Produce an exact transcription of the listing below, omitting the pictures.
━━━━━━━━━━━━━━━━
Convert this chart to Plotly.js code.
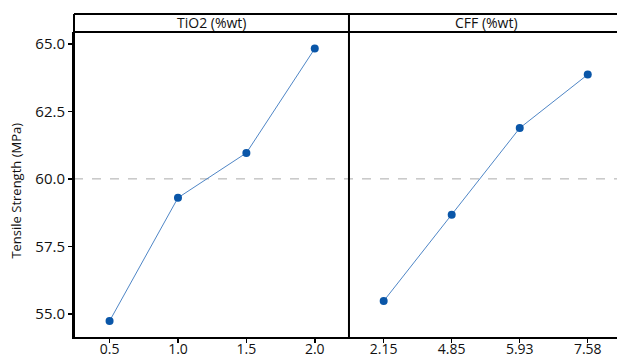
<!DOCTYPE html>
<html>
<head>
<meta charset="utf-8">
<script src="https://cdn.plot.ly/plotly-3.0.1.min.js"></script>
<style>html,body{margin:0;padding:0;background:#fff;}#chart{width:617px;height:358px;}</style>
</head>
<body>
<div id="chart"></div>
<script>
// Data
const tio2Levels = [0.5, 1.0, 1.5, 2.0];
const tio2Means = [54.74, 59.30, 60.96, 64.82];
const cffLevels = ["2.15", "4.85", "5.93", "7.58"];
const cffMeans = [55.48, 58.67, 61.88, 63.86];
const yTicks = [55.0, 57.5, 60.0, 62.5, 65.0];
const refMean = 60.0;
const panelTitles = ["TiO2 (%wt)", "CFF (%wt)"];
const yTitle = "Tensile Strength (MPa)";

const markerColor = "#0a56a8";
const lineColor = "#4f86c6";
const font = "Open Sans, Noto Sans, sans-serif";
const d1 = 0.5064;
const stripTop = 1 + 18 / 305;

const traces = [
  {x: tio2Levels, y: tio2Means, xaxis: "x", yaxis: "y", mode: "lines+markers",
   line: {color: lineColor, width: 1}, marker: {color: markerColor, size: 8}, hoverinfo: "skip"},
  {x: cffLevels, y: cffMeans, xaxis: "x2", yaxis: "y2", mode: "lines+markers",
   line: {color: lineColor, width: 1}, marker: {color: markerColor, size: 8}, hoverinfo: "skip"}
];

const axisCommon = {showline: true, linecolor: "#000", linewidth: 2, ticks: "outside", ticklen: 4,
  tickwidth: 1.5, tickcolor: "#000", showgrid: false, zeroline: false,
  tickfont: {family: font, size: 15, color: "#111"}};

const xFont = {family: font, size: 14, color: "#111"};

const layout = {
  width: 617, height: 358,
  margin: {l: 74, r: 0, t: 32, b: 21},
  paper_bgcolor: "#fff", plot_bgcolor: "#fff",
  showlegend: false,
  xaxis: Object.assign({}, axisCommon, {domain: [0, d1], range: [0.24, 2.25], tickvals: tio2Levels,
    ticktext: tio2Levels.map(v => v.toFixed(1)), anchor: "y", ticklabelstandoff: -6, tickfont: xFont}),
  xaxis2: Object.assign({}, axisCommon, {domain: [d1, 1], type: "category", categoryarray: cffLevels,
    range: [-0.51, 3.43], anchor: "y2", ticklabelstandoff: -6, tickfont: xFont}),
  yaxis: Object.assign({}, axisCommon, {range: [54.15, 65.435], tickvals: yTicks,
    ticktext: yTicks.map(v => v.toFixed(1)), anchor: "x"}),
  yaxis2: Object.assign({}, axisCommon, {range: [54.15, 65.435], showline: false, ticks: "",
    showticklabels: false, anchor: "x2", matches: "y"}),
  shapes: [
    {type: "line", xref: "paper", yref: "y", x0: 0, x1: 1, y0: refMean, y1: refMean,
     line: {color: "#aaaaaa", width: 1, dash: "dash"}, layer: "below"},
    {type: "line", xref: "paper", yref: "paper", x0: 0, x1: 1, y0: 1, y1: 1, line: {color: "#000", width: 2}},
    {type: "line", xref: "paper", yref: "paper", x0: 0, x1: 1, y0: stripTop, y1: stripTop, line: {color: "#000", width: 2}},
    {type: "line", xref: "paper", yref: "paper", x0: 0, x1: 0, y0: 0, y1: stripTop, line: {color: "#000", width: 2}},
    {type: "line", xref: "paper", yref: "paper", x0: d1, x1: d1, y0: 0, y1: stripTop, line: {color: "#000", width: 2}}
  ],
  annotations: [
    {text: panelTitles[0], xref: "paper", yref: "paper", x: d1 / 2, y: (1 + stripTop) / 2,
     xanchor: "center", yanchor: "middle", showarrow: false, font: {family: font, size: 14, color: "#111"}},
    {text: panelTitles[1], xref: "paper", yref: "paper", x: d1 + (1 - d1) * 0.5 + 0.006, y: (1 + stripTop) / 2,
     xanchor: "center", yanchor: "middle", showarrow: false, font: {family: font, size: 14, color: "#111"}},
    {text: yTitle, xref: "paper", yref: "paper", x: -58 / 543, y: 0.48, textangle: -90,
     xanchor: "center", yanchor: "middle", showarrow: false, font: {family: font, size: 13, color: "#111"}}
  ]
};

Plotly.newPlot("chart", traces, layout, {displayModeBar: false, staticPlot: true});
</script>
</body>
</html>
━━━━━━━━━━━━━━━━
COMPLETE RESPONSE
Convert this chart to Plotly.js code.
<!DOCTYPE html>
<html>
<head>
<meta charset="utf-8">
<script src="https://cdn.plot.ly/plotly-3.0.1.min.js"></script>
<style>html,body{margin:0;padding:0;background:#fff;}#chart{width:617px;height:358px;}</style>
</head>
<body>
<div id="chart"></div>
<script>
// Data
const tio2Levels = [0.5, 1.0, 1.5, 2.0];
const tio2Means = [54.74, 59.30, 60.96, 64.82];
const cffLevels = ["2.15", "4.85", "5.93", "7.58"];
const cffMeans = [55.48, 58.67, 61.88, 63.86];
const yTicks = [55.0, 57.5, 60.0, 62.5, 65.0];
const refMean = 60.0;
const panelTitles = ["TiO2 (%wt)", "CFF (%wt)"];
const yTitle = "Tensile Strength (MPa)";

const markerColor = "#0a56a8";
const lineColor = "#4f86c6";
const font = "Open Sans, Noto Sans, sans-serif";
const d1 = 0.5064;
const stripTop = 1 + 18 / 305;

const traces = [
  {x: tio2Levels, y: tio2Means, xaxis: "x", yaxis: "y", mode: "lines+markers",
   line: {color: lineColor, width: 1}, marker: {color: markerColor, size: 8}, hoverinfo: "skip"},
  {x: cffLevels, y: cffMeans, xaxis: "x2", yaxis: "y2", mode: "lines+markers",
   line: {color: lineColor, width: 1}, marker: {color: markerColor, size: 8}, hoverinfo: "skip"}
];

const axisCommon = {showline: true, linecolor: "#000", linewidth: 2, ticks: "outside", ticklen: 4,
  tickwidth: 1.5, tickcolor: "#000", showgrid: false, zeroline: false,
  tickfont: {family: font, size: 15, color: "#111"}};

const xFont = {family: font, size: 14, color: "#111"};

const layout = {
  width: 617, height: 358,
  margin: {l: 74, r: 0, t: 32, b: 21},
  paper_bgcolor: "#fff", plot_bgcolor: "#fff",
  showlegend: false,
  xaxis: Object.assign({}, axisCommon, {domain: [0, d1], range: [0.24, 2.25], tickvals: tio2Levels,
    ticktext: tio2Levels.map(v => v.toFixed(1)), anchor: "y", ticklabelstandoff: -6, tickfont: xFont}),
  xaxis2: Object.assign({}, axisCommon, {domain: [d1, 1], type: "category", categoryarray: cffLevels,
    range: [-0.51, 3.43], anchor: "y2", ticklabelstandoff: -6, tickfont: xFont}),
  yaxis: Object.assign({}, axisCommon, {range: [54.15, 65.435], tickvals: yTicks,
    ticktext: yTicks.map(v => v.toFixed(1)), anchor: "x"}),
  yaxis2: Object.assign({}, axisCommon, {range: [54.15, 65.435], showline: false, ticks: "",
    showticklabels: false, anchor: "x2", matches: "y"}),
  shapes: [
    {type: "line", xref: "paper", yref: "y", x0: 0, x1: 1, y0: refMean, y1: refMean,
     line: {color: "#aaaaaa", width: 1, dash: "dash"}, layer: "below"},
    {type: "line", xref: "paper", yref: "paper", x0: 0, x1: 1, y0: 1, y1: 1, line: {color: "#000", width: 2}},
    {type: "line", xref: "paper", yref: "paper", x0: 0, x1: 1, y0: stripTop, y1: stripTop, line: {color: "#000", width: 2}},
    {type: "line", xref: "paper", yref: "paper", x0: 0, x1: 0, y0: 0, y1: stripTop, line: {color: "#000", width: 2}},
    {type: "line", xref: "paper", yref: "paper", x0: d1, x1: d1, y0: 0, y1: stripTop, line: {color: "#000", width: 2}}
  ],
  annotations: [
    {text: panelTitles[0], xref: "paper", yref: "paper", x: d1 / 2, y: (1 + stripTop) / 2,
     xanchor: "center", yanchor: "middle", showarrow: false, font: {family: font, size: 14, color: "#111"}},
    {text: panelTitles[1], xref: "paper", yref: "paper", x: d1 + (1 - d1) * 0.5 + 0.006, y: (1 + stripTop) / 2,
     xanchor: "center", yanchor: "middle", showarrow: false, font: {family: font, size: 14, color: "#111"}},
    {text: yTitle, xref: "paper", yref: "paper", x: -58 / 543, y: 0.48, textangle: -90,
     xanchor: "center", yanchor: "middle", showarrow: false, font: {family: font, size: 13, color: "#111"}}
  ]
};

Plotly.newPlot("chart", traces, layout, {displayModeBar: false, staticPlot: true});
</script>
</body>
</html>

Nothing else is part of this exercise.